Kennedy’s family has tried to stop him. “I’ve talked to Bobby about what I thought was likely to be an incredibly brutal and personal campaign ... if he went forward with his candidacy,” said his nephew, former representa­tive Joe Kennedy III, whose own campaign against incumbent US Senator Ed Markey got brutal and personal. And Joe had no skeletons hidden away, unlike his uncle, who struggled through years of drug abuse and messy personal relationsh­ips in the wake of his father RFK’s assassinat­ion in 1968.

His family is worried about what the inevitable attacks on Bobby will do to him and his children. They’re also worried about what it will do to the country: Tip the election to Trump, whose repressive plans for a second term are absolutely dystopian.

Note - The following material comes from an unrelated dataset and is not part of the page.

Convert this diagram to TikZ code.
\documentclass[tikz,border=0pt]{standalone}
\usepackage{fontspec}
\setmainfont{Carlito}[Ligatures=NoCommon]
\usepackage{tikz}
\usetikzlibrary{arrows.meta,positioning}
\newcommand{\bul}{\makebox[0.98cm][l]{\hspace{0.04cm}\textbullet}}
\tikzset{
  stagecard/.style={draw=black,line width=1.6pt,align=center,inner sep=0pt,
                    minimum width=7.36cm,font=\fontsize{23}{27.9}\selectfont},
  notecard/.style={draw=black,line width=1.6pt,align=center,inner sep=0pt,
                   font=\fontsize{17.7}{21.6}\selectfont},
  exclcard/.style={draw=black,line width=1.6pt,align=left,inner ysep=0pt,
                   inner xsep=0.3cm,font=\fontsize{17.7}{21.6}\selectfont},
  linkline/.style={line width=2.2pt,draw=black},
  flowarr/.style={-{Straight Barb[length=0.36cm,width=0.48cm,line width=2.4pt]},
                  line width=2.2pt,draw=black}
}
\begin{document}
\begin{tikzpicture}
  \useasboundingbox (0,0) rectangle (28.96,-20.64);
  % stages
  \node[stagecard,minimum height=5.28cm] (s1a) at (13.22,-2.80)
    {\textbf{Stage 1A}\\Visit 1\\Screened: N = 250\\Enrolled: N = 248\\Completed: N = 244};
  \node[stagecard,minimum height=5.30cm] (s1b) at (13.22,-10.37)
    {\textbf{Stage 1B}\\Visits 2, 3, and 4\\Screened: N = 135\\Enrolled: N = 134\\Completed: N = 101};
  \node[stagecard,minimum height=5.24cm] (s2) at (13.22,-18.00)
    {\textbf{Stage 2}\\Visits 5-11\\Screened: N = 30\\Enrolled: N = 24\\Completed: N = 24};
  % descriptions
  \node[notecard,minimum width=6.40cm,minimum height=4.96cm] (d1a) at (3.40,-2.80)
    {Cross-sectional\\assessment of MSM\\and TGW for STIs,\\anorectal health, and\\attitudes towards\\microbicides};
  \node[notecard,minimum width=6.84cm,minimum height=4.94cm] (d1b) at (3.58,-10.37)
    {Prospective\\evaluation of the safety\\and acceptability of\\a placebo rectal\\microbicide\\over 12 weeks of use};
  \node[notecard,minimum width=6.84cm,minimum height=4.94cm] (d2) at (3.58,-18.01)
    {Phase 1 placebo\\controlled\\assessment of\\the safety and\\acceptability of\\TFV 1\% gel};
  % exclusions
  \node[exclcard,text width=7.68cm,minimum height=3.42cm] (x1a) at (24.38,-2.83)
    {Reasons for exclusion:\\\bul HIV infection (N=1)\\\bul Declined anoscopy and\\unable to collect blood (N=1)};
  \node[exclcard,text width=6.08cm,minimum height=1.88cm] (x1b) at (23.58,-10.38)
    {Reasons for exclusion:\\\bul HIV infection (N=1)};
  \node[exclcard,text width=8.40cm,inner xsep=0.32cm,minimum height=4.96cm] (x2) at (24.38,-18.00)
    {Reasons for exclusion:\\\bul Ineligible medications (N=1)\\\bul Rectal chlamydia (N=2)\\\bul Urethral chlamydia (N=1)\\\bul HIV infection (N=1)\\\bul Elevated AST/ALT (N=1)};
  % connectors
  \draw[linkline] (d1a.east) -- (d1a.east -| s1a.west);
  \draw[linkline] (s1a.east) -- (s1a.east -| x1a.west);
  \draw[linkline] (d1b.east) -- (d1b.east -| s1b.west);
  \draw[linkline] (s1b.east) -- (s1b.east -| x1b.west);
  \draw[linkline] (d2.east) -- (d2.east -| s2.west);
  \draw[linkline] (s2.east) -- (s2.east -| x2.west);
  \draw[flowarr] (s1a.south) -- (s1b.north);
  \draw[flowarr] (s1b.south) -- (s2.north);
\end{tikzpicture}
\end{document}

“Bobby’s candidacy represents viewpoints and policies that I don’t share, and I don’t believe should be held by a president of the United States,” Joe Kennedy III said. “As his own campaign has indicated, his candidacy is likely to result in the election of Trump … a grave threat to our country.”

How upsetting it must be to see Bobby multiply that threat by twisting what is left of the family’s legacy to his cause, contorting the historical record in ways that would make a pretzel blush. The independen­t presidenti­al candidate chose to kick off his campaign in Boston, where his uncle, President John F. Kennedy, and his father RFK were born, and at the Park Plaza, where his uncle, Senator Ted Kennedy, regularly held events.

Before that, RFK Jr. was merely an accomplish­ed crackpot and influentia­l antivaxxer. The COVID pandemic supercharg­ed his fevered delusions, allowing him to preach deadly junk science to millions and unite conspiraci­sts of all denominati­ons under one flag.

Bobby is the embodiment of the horseshoe theory: The notion that the extreme left and the extreme right in politics have an awful lot in common. Kennedy came up as an environmen­tal activist and rails against corporate power, but he also inveighs against government overreach, parrots Vladimir Putin’s talking points on Ukraine, and speaks of injustice against Jan. 6 insurrecti­onists.

In case you missed that last one, he suggested last week that the prosecutio­ns of Jan. 6 defendants were politicall­y motivated.

He has also suggested his late father and uncle would have walked away from today’s Democratic Party, which — look, obviously, no.

Everybody knows RFK Jr. — who is garnering support in the teens right now — would be drawing polling numbers as lousy as egomaniaca­l Green Party candidate Jill Stein if it wasn’t for his last name. And that includes the candidate himself. Man, that Super Bowl ad was really something, wasn’t it? It used a colorized version of JFK’s 1960 “Kennedy for Me” ad, subbing Bobby’s image for his uncle’s. The candidate apologized and said he’d had nothing to do with the spot, but he proudly placed the ad at the top of his Twitter page after it aired, and eventually chose Nicole Shanahan, who helped create and pay for the $7 million spot, as his running mate.

Expect him to keep deploying the family lore to his cause — and expect the rest of his family to keep pushing back, gently and firmly. They’ve made clear their support for Biden, appearing at the White House with the president, with whom the family has long personal and political connection­s.

Clearly, none of Bobby’s relatives want it to end this way, with their name and their story being used to help usher in the most extreme Republican administra­tion in history.

That would be a tragedy, for a family that has seen more than its share of them.